Events in American History
But thinking about this assignment has gotten me to put things in perspective. Obama is bad, no doubt, but he isn't this big watershed in American history. He's not the first President to lie about himself. Not even the first President to fight rumors of his religious affiliation (Lincoln was accused of being a Catholic). He isn't the first President to jack the national debt sky high, and he won't be the last. He isn't the first President to vastly increase the power of the government at the expense of individuals, and he won't be the last. He isn't the first President to bail out big corporations on the taxpayers' backs, and it's virtually certain that he won't be the last.
So what are the big watershed events in American history? Well, it depends where you start it from. Let's start it from the Revolutionary War, because up until that point, there was no America as a nation. It was just British colonies. So:
1. The Signing of the Declaration of Independence (1776).
This is a no-brainer. This was the document that turned a bunch of rebellious colonists into a nation in their own right. It was not only a watershed event for America; it was a watershed event for the world. The creation of a nation in which the people were sovereign was novel and extraordinary, and an awful lot of people were convinced it wouldn't last.
2. The Ratification of the United States Constitution (1789).
Since the Constitution, in theory, is the defining document of the United States, specifying how the government of the United States is to be constituted (that being where the word "constitution" comes from, after all), the ratification of this document can be said to have created the United States.
3. The Whiskey Rebellion (1791-1794).
This was the first major violation of the Constitution by the United States government. In response to non-payment of a whiskey tax that was itself in violation of the Constitution (since it stemmed from Alexander Hamilton's decision to nationalize the debts incurred by the various states during the Revolutionary War), George Washington led 13,000 troops against farmers in southwestern Pennsylvania.
4. Marbury v. Madison (1803).
This was the second major violation of the Constitution. Chief Justice John Marshall (a first cousin of Thomas Jefferson) invented the idea of "judicial review", claiming that the Supreme Court was the ultimate decisor of Constitutionality, a power not granted it by the Constitution. This was an enormous usurpation of power.
5. The War of Southern Independence (1861-1865).
Commonly called by the misnomer "The Civil War" (a civil war is an internal struggle between factions in a state for control of that state, which was never at issue during this war), this war was the point at which the struggle between advocates of individual rights, as Thomas Jefferson had advocated, finally lost to advocates of a strong, imperial government, as Alexander Hamilton had advocated. From this point on, there were no serious checks on the power of the Federal government.
6. Santa Clara County v. Southern Pacific Railroad (1886).

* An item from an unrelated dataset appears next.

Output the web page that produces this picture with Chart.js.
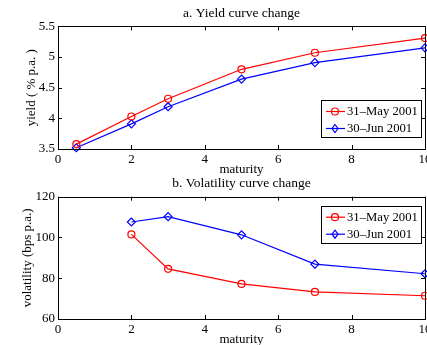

In this case dealing with railroad property taxes, the court reporter stated in the headnote of the case that the Supreme Court considers corporations to have the rights granted to persons within United States jurisdiction by the Fourteenth Amendment. This view does not appear in the court's opinion, but has been considered to be law ever since then. Since corporations are effectively immortal, and since corporate boards are required -- by law -- to act for the benefit of shareholders, first and foremost, they can't be said to have a conscience. The granting of the rights of persons to what are to all intents and purposes uncontrollable Frankenstein monsters was an enormous watershed in history.
7. The Creation of the Federal Reserve System (1913).
For the first time, the government of the United States delegated its right to create money to a private banking cartel. This was contrary to the Constitution, but as a check on government power, the Constitution had effectively been set aside by this point. Since then, the Federal Reserve Board, which can be appointed and unappointed by the government, but which cannot be audited by the government, and answers only to itself, has been in charge of the wealth of Americans.
After all of these erosions of Constitutional limitations on the government, Barack Obama's actions are only extraordinary in degree; not kind.